Transcribe the material verbatim in full; the pictures do not belong in the copy.

----------

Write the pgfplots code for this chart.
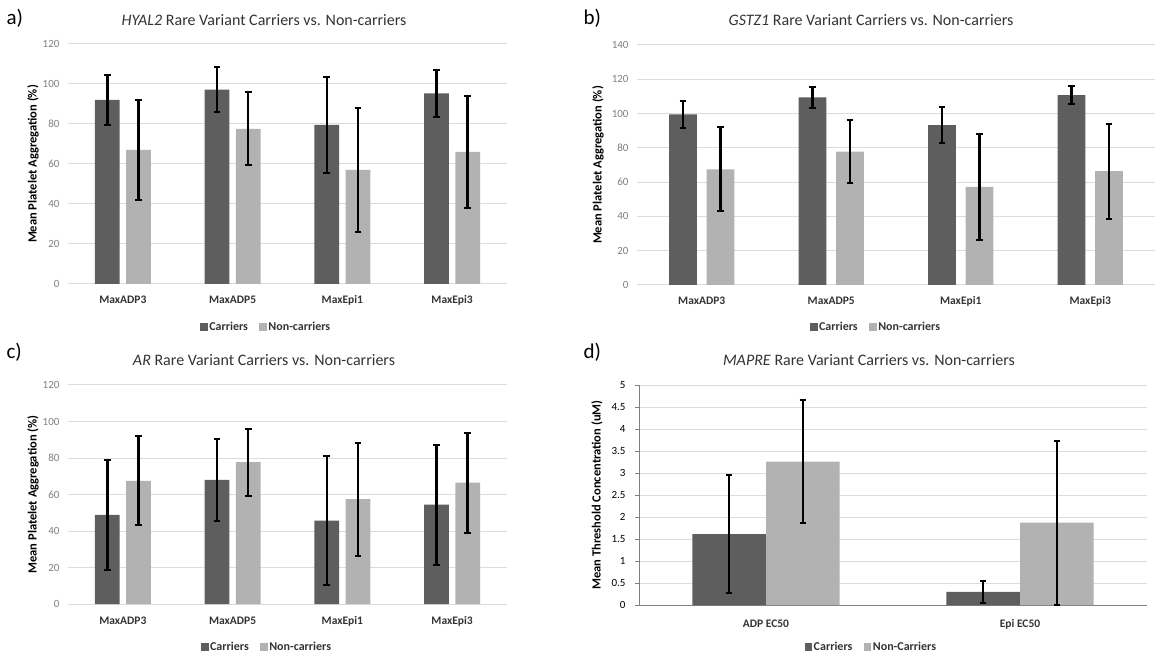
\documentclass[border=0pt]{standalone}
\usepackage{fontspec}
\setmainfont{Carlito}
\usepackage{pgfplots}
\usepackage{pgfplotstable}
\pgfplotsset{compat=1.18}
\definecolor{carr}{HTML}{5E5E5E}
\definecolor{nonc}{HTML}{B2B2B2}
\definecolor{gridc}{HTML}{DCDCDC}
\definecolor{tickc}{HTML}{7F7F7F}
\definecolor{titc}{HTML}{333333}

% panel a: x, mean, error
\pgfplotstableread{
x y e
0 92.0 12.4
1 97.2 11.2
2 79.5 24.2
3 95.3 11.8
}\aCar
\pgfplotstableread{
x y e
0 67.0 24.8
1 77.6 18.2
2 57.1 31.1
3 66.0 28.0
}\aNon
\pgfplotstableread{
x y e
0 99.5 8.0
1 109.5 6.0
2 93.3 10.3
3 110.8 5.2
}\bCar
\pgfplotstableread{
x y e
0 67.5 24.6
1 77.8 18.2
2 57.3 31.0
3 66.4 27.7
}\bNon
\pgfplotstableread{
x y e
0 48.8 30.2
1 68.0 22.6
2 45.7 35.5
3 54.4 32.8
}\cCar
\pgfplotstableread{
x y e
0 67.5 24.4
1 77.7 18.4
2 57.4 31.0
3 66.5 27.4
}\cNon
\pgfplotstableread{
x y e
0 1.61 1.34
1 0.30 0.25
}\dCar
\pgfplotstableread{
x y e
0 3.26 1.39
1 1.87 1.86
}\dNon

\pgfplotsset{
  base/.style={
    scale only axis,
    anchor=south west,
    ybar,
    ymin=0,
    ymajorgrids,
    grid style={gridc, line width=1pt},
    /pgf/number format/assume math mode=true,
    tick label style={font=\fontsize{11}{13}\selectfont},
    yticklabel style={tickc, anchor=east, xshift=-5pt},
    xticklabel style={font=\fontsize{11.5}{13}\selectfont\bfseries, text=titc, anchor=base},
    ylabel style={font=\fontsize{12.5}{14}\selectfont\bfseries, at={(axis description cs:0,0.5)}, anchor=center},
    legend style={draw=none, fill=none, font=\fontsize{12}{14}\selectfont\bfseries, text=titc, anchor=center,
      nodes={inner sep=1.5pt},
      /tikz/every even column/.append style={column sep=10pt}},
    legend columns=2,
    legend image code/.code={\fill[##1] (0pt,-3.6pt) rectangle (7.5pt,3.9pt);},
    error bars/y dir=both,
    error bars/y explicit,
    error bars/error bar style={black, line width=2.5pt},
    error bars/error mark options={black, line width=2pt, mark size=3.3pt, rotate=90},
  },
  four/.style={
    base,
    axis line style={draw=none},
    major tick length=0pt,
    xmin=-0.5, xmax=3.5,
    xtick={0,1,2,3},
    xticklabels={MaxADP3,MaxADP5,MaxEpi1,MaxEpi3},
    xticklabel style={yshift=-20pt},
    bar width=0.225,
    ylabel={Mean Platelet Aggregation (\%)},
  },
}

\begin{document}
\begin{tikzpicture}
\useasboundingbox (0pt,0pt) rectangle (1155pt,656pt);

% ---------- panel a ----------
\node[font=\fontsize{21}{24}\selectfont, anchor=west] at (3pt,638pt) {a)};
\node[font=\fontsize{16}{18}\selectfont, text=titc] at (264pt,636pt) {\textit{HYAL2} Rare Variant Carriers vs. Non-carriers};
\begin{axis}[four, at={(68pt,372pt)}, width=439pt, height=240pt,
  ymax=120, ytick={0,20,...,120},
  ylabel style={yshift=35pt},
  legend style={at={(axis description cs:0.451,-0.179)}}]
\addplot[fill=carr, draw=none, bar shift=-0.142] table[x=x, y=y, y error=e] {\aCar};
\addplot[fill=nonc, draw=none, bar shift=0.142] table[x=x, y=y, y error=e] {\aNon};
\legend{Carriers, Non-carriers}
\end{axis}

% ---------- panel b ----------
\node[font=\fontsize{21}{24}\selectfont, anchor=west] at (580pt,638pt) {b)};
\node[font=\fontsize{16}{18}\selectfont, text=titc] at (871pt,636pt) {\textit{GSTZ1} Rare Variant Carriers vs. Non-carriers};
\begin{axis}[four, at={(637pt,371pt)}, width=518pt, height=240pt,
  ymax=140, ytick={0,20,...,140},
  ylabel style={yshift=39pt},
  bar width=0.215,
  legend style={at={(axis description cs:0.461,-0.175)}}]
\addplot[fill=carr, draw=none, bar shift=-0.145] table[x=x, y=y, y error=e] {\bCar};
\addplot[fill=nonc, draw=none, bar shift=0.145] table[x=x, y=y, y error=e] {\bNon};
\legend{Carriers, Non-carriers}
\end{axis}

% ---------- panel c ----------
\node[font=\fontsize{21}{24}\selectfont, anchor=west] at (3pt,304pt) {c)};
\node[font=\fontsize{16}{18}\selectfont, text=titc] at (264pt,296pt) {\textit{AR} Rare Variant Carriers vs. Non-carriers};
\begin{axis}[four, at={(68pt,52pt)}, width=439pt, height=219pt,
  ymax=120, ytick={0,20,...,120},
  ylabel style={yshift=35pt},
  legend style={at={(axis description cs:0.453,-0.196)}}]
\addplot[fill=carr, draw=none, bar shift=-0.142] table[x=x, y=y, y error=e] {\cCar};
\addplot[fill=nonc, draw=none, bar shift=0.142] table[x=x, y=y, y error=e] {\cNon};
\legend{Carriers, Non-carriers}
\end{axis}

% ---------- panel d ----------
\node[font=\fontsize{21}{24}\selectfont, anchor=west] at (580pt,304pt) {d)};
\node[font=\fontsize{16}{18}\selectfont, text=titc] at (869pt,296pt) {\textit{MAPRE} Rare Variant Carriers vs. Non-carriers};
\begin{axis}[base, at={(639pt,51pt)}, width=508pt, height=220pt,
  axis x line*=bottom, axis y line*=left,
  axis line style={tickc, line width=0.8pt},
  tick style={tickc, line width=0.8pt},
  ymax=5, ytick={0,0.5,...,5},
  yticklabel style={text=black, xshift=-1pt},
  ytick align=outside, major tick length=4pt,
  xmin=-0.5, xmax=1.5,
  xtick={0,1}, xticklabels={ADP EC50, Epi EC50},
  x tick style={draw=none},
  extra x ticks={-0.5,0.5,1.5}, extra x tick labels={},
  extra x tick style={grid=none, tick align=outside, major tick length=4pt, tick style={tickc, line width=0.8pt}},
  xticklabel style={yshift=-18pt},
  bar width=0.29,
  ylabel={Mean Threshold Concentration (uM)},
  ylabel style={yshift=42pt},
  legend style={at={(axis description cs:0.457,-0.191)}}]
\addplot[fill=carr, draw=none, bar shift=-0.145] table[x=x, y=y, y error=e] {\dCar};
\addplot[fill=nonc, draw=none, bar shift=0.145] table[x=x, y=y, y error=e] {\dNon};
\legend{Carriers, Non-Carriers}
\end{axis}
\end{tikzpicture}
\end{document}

----------

■ **EXERCISE RESPONSE**:
Write the pgfplots code for this chart.
\documentclass[border=0pt]{standalone}
\usepackage{fontspec}
\setmainfont{Carlito}
\usepackage{pgfplots}
\usepackage{pgfplotstable}
\pgfplotsset{compat=1.18}
\definecolor{carr}{HTML}{5E5E5E}
\definecolor{nonc}{HTML}{B2B2B2}
\definecolor{gridc}{HTML}{DCDCDC}
\definecolor{tickc}{HTML}{7F7F7F}
\definecolor{titc}{HTML}{333333}

% panel a: x, mean, error
\pgfplotstableread{
x y e
0 92.0 12.4
1 97.2 11.2
2 79.5 24.2
3 95.3 11.8
}\aCar
\pgfplotstableread{
x y e
0 67.0 24.8
1 77.6 18.2
2 57.1 31.1
3 66.0 28.0
}\aNon
\pgfplotstableread{
x y e
0 99.5 8.0
1 109.5 6.0
2 93.3 10.3
3 110.8 5.2
}\bCar
\pgfplotstableread{
x y e
0 67.5 24.6
1 77.8 18.2
2 57.3 31.0
3 66.4 27.7
}\bNon
\pgfplotstableread{
x y e
0 48.8 30.2
1 68.0 22.6
2 45.7 35.5
3 54.4 32.8
}\cCar
\pgfplotstableread{
x y e
0 67.5 24.4
1 77.7 18.4
2 57.4 31.0
3 66.5 27.4
}\cNon
\pgfplotstableread{
x y e
0 1.61 1.34
1 0.30 0.25
}\dCar
\pgfplotstableread{
x y e
0 3.26 1.39
1 1.87 1.86
}\dNon

\pgfplotsset{
  base/.style={
    scale only axis,
    anchor=south west,
    ybar,
    ymin=0,
    ymajorgrids,
    grid style={gridc, line width=1pt},
    /pgf/number format/assume math mode=true,
    tick label style={font=\fontsize{11}{13}\selectfont},
    yticklabel style={tickc, anchor=east, xshift=-5pt},
    xticklabel style={font=\fontsize{11.5}{13}\selectfont\bfseries, text=titc, anchor=base},
    ylabel style={font=\fontsize{12.5}{14}\selectfont\bfseries, at={(axis description cs:0,0.5)}, anchor=center},
    legend style={draw=none, fill=none, font=\fontsize{12}{14}\selectfont\bfseries, text=titc, anchor=center,
      nodes={inner sep=1.5pt},
      /tikz/every even column/.append style={column sep=10pt}},
    legend columns=2,
    legend image code/.code={\fill[##1] (0pt,-3.6pt) rectangle (7.5pt,3.9pt);},
    error bars/y dir=both,
    error bars/y explicit,
    error bars/error bar style={black, line width=2.5pt},
    error bars/error mark options={black, line width=2pt, mark size=3.3pt, rotate=90},
  },
  four/.style={
    base,
    axis line style={draw=none},
    major tick length=0pt,
    xmin=-0.5, xmax=3.5,
    xtick={0,1,2,3},
    xticklabels={MaxADP3,MaxADP5,MaxEpi1,MaxEpi3},
    xticklabel style={yshift=-20pt},
    bar width=0.225,
    ylabel={Mean Platelet Aggregation (\%)},
  },
}

\begin{document}
\begin{tikzpicture}
\useasboundingbox (0pt,0pt) rectangle (1155pt,656pt);

% ---------- panel a ----------
\node[font=\fontsize{21}{24}\selectfont, anchor=west] at (3pt,638pt) {a)};
\node[font=\fontsize{16}{18}\selectfont, text=titc] at (264pt,636pt) {\textit{HYAL2} Rare Variant Carriers vs. Non-carriers};
\begin{axis}[four, at={(68pt,372pt)}, width=439pt, height=240pt,
  ymax=120, ytick={0,20,...,120},
  ylabel style={yshift=35pt},
  legend style={at={(axis description cs:0.451,-0.179)}}]
\addplot[fill=carr, draw=none, bar shift=-0.142] table[x=x, y=y, y error=e] {\aCar};
\addplot[fill=nonc, draw=none, bar shift=0.142] table[x=x, y=y, y error=e] {\aNon};
\legend{Carriers, Non-carriers}
\end{axis}

% ---------- panel b ----------
\node[font=\fontsize{21}{24}\selectfont, anchor=west] at (580pt,638pt) {b)};
\node[font=\fontsize{16}{18}\selectfont, text=titc] at (871pt,636pt) {\textit{GSTZ1} Rare Variant Carriers vs. Non-carriers};
\begin{axis}[four, at={(637pt,371pt)}, width=518pt, height=240pt,
  ymax=140, ytick={0,20,...,140},
  ylabel style={yshift=39pt},
  bar width=0.215,
  legend style={at={(axis description cs:0.461,-0.175)}}]
\addplot[fill=carr, draw=none, bar shift=-0.145] table[x=x, y=y, y error=e] {\bCar};
\addplot[fill=nonc, draw=none, bar shift=0.145] table[x=x, y=y, y error=e] {\bNon};
\legend{Carriers, Non-carriers}
\end{axis}

% ---------- panel c ----------
\node[font=\fontsize{21}{24}\selectfont, anchor=west] at (3pt,304pt) {c)};
\node[font=\fontsize{16}{18}\selectfont, text=titc] at (264pt,296pt) {\textit{AR} Rare Variant Carriers vs. Non-carriers};
\begin{axis}[four, at={(68pt,52pt)}, width=439pt, height=219pt,
  ymax=120, ytick={0,20,...,120},
  ylabel style={yshift=35pt},
  legend style={at={(axis description cs:0.453,-0.196)}}]
\addplot[fill=carr, draw=none, bar shift=-0.142] table[x=x, y=y, y error=e] {\cCar};
\addplot[fill=nonc, draw=none, bar shift=0.142] table[x=x, y=y, y error=e] {\cNon};
\legend{Carriers, Non-carriers}
\end{axis}

% ---------- panel d ----------
\node[font=\fontsize{21}{24}\selectfont, anchor=west] at (580pt,304pt) {d)};
\node[font=\fontsize{16}{18}\selectfont, text=titc] at (869pt,296pt) {\textit{MAPRE} Rare Variant Carriers vs. Non-carriers};
\begin{axis}[base, at={(639pt,51pt)}, width=508pt, height=220pt,
  axis x line*=bottom, axis y line*=left,
  axis line style={tickc, line width=0.8pt},
  tick style={tickc, line width=0.8pt},
  ymax=5, ytick={0,0.5,...,5},
  yticklabel style={text=black, xshift=-1pt},
  ytick align=outside, major tick length=4pt,
  xmin=-0.5, xmax=1.5,
  xtick={0,1}, xticklabels={ADP EC50, Epi EC50},
  x tick style={draw=none},
  extra x ticks={-0.5,0.5,1.5}, extra x tick labels={},
  extra x tick style={grid=none, tick align=outside, major tick length=4pt, tick style={tickc, line width=0.8pt}},
  xticklabel style={yshift=-18pt},
  bar width=0.29,
  ylabel={Mean Threshold Concentration (uM)},
  ylabel style={yshift=42pt},
  legend style={at={(axis description cs:0.457,-0.191)}}]
\addplot[fill=carr, draw=none, bar shift=-0.145] table[x=x, y=y, y error=e] {\dCar};
\addplot[fill=nonc, draw=none, bar shift=0.145] table[x=x, y=y, y error=e] {\dNon};
\legend{Carriers, Non-Carriers}
\end{axis}
\end{tikzpicture}
\end{document}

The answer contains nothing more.